Most people are generally aware of the positive benefits that come with the use of probiotics. Benefits such as improving the immune system, reducing UI infections and streamlining digestive functions are just a few of the most noteworthy. Both good and bad bugs are always in our gut, and regardless of how clean you may be, our bodies provide a warm home for high amounts of bacteria.
On average, there are more than 400 types of bacteria in our digestive system. So it makes sense that millions of people look to probiotic supplements to help maintain a healthy gut. If you are new to probiotics, you’re probably interested in discovering what they do inside your body and how they work to keep you healthy. To better understand the science of how probiotics work let’s take a look at the basics of gut health.
Understanding Your Gut Health
Your GI tract is a complex ecosystem that contains both good and bad germs that deserves a lot more attention than it usually receives. Did you know that almost 70% of your immune system is housed in your gut? That’s right, your GI tract spends almost all of its time combating mold and viruses in your body.

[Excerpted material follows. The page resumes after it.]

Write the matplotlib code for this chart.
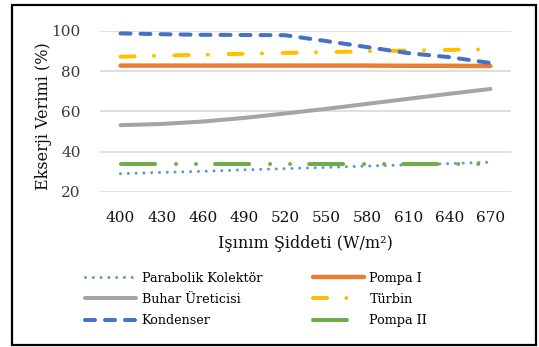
import matplotlib
matplotlib.use("Agg")
import matplotlib.pyplot as plt
from matplotlib.patches import Rectangle

# Irradiance levels (W/m2) and exergy efficiencies (%) of each component
irradiance = [400, 430, 460, 490, 520, 550, 580, 610, 640, 670]
parabolik_kolektor = [29.1, 29.7, 30.3, 31.0, 31.6, 32.2, 32.9, 33.5, 34.1, 34.8]
pompa_1 = [82.8, 82.8, 82.8, 82.8, 82.8, 82.8, 82.8, 82.7, 82.7, 82.6]
buhar_ureticisi = [53.2, 53.8, 55.0, 56.8, 59.0, 61.3, 63.8, 66.3, 68.8, 71.2]
turbin = [87.2, 87.7, 88.2, 88.7, 89.1, 89.5, 89.9, 90.3, 90.6, 90.9]
kondenser = [98.8, 98.4, 98.1, 98.0, 97.9, 95.0, 92.0, 89.0, 87.0, 84.1]
pompa_2 = [33.9, 33.9, 33.9, 33.9, 33.9, 33.9, 33.9, 33.9, 33.9, 33.9]

y_ticks = [20, 40, 60, 80, 100]

plt.rcParams["font.family"] = ["DejaVu Serif", "Liberation Serif"]
plt.rcParams["lines.scale_dashes"] = False

fig = plt.figure(figsize=(5.39, 3.47), dpi=100)
ax = fig.add_axes([0.1855, 0.4467, 0.7625, 0.4640])

pos = list(range(len(irradiance)))
lw = 2.9

ax.plot(pos, parabolik_kolektor, color="#5B9BD5", lw=2.2,
        dashes=(0.01, 5.6), dash_capstyle="round", label="Parabolik Kolektör", zorder=3)
ax.plot(pos, pompa_1, color="#ED7D31", lw=3.2, solid_capstyle="round",
        label="Pompa I", zorder=4)
ax.plot(pos, buhar_ureticisi, color="#A5A5A5", lw=lw, solid_capstyle="round",
        label="Buhar Üreticisi", zorder=5)
ax.plot(pos, turbin, color="#FFC000", lw=lw, dashes=(10.1, 13.9, 0.01, 14.9),
        dash_capstyle="round", label="Türbin", zorder=6)
ax.plot(pos, kondenser, color="#4472C4", lw=lw, dashes=(7.2, 7.2),
        dash_capstyle="round", label="Kondenser", zorder=7)
ax.plot(pos, pompa_2, color="#70AD47", lw=lw,
        dashes=(24.5, 15.1, 0.01, 14.4, 0.01, 13.7),
        dash_capstyle="round", label="Pompa II", zorder=8)

ax.set_xlim(-0.5, len(irradiance) - 0.5)
ax.set_ylim(20, 100)
ax.set_xticks(pos)
ax.set_xticklabels([str(v) for v in irradiance])
ax.set_yticks(y_ticks)
ax.tick_params(length=0, labelsize=11)
ax.tick_params(axis="x", colors="#111111", pad=14)
ax.tick_params(axis="y", colors="#3a3a3a", pad=14)
ax.grid(axis="y", color="#D9D9D9", lw=1.2)
ax.set_axisbelow(True)
for s in ax.spines.values():
    s.set_visible(False)

ax.set_xlabel("Işınım Şiddeti (W/m²)", fontsize=11.5, labelpad=7, color="#111111")
ax.set_ylabel("Ekserji Verimi (%)", fontsize=11.5, color="#111111")
ax.yaxis.set_label_coords(-0.117, 0.47)

handles, labels = ax.get_legend_handles_labels()
order = [0, 2, 4, 1, 3, 5]
fig.legend([handles[i] for i in order], [labels[i] for i in order],
           ncol=2, loc="upper left", bbox_to_anchor=(0.148, 0.232),
           frameon=False, fontsize=9.2, handlelength=4.0, handletextpad=0.45,
           columnspacing=3.95, labelspacing=0.65, borderaxespad=0)

fig.add_artist(Rectangle((12 / 539, 2 / 347), 524 / 539, 340 / 347,
                         transform=fig.transFigure, fill=False,
                         edgecolor="black", lw=1.6))

fig.savefig("out.png", dpi=100)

The giant colonies of microflora in your gut are made up of 15% bad germs and 85% good germs. When these are balanced, your immune system works well and you tend to be healthy and energized.
This balance can be precarious and can be upset by any number of natural and unnatural factors such as poor diet, stress, antibiotics, illness and so on. When the balance is disrupted, it can cause you to become unwell. In most cases, an imbalance can be observed when you face symptoms such as bloating, gas, and diarrhea. If the imbalance is extreme, scientists suggest that your mental health can even become influenced causing anxiety, depression, brain fog and general malaise.
Anytime there is an imbalance in the GI tract, it must be restored to bring the ratio of good versus bad bacteria back to healthy levels. The best way is via natural methods, which is where probiotics come into play. These amazing bacteria are basically the superheroes your body needs to return your gut to its proper health. Probiotics can be consumed as a supplement, or you can obtain them from various foods such as kefir or buttermilk.
Once they get inside your gut, they go to work eliminating and reducing the proliferation of excessive bad bacteria. Probiotic supplements provide millions of CFU cultures that will make a home in your GI tract when taken on a regular basis. By allowing these good bacteria to nest in your gut, you are giving your body the tools it needs to fight the bad guys.
How Probiotics Work
In short, there are many strains of probiotics which can be used to target different areas of the body, anywhere from yeast to regular bacteria. Probiotics work by creating a level of homeostasis in your gut and in your body.
They initially have to make a dangerous journey to get to your gut before they can start working to balance your GI tract. They must travel through your stomach, which is a naturally acidic environment that is designed to destroy bacteria, then they will enter your GI tract where their cells will be released to join the microbiome. Now, that certainly explains how they get to work, but not HOW they work right? Let’s delve a bit further.
Probiotics are innately able to create lactic acid once they arrive in your gut. Lactic acid is one of the best weapons against the overspread of bad bacteria. When taken on a strict regimen, over time, your probiotics will increase the amount of lactic acid in your gut, therefore decreasing the number of toxic bacteria that is having a negative effect on your health. The health benefits of probiotics can be seen over time, most people have noticeable results after a week of following a strict probiotics regimen.
There is a lot of attention paid to the effects probiotics have on people who suffer from imbalances that are caused by the consumption of antibiotics. Many studies show that probiotics can reduce the severity and duration of gut maladies such as diarrhea, irritable bowel syndrome, and even ulcerative colitis and so much more. Bad bacteria can cause so many issues in other parts of the body, not just your gut, probiotics work by reducing the number of bad bacteria which gives your immune system a chance to work more efficiently.
Should I Take Probiotics?
There is any number of reasons a person may choose to start on a probiotics regimen. Some may be due to wanting to change over to a healthier lifestyle while others may choose to start taking them to help manage symptoms of their illness. If you are planning to take a course of antibiotics, it’s also a good idea to preempt that with a probiotics regimen since antibiotics in most cases kill ALL bacteria, not only bad bacteria.
Probiotics, when taken on a regular basis, help keep your gut healthy by maintaining the balance of good and bad bacteria in your GI tract. It’s always a good idea to speak with a healthcare professional when planning a new supplement regime since not all probiotics supplements are the same, or have the same effects.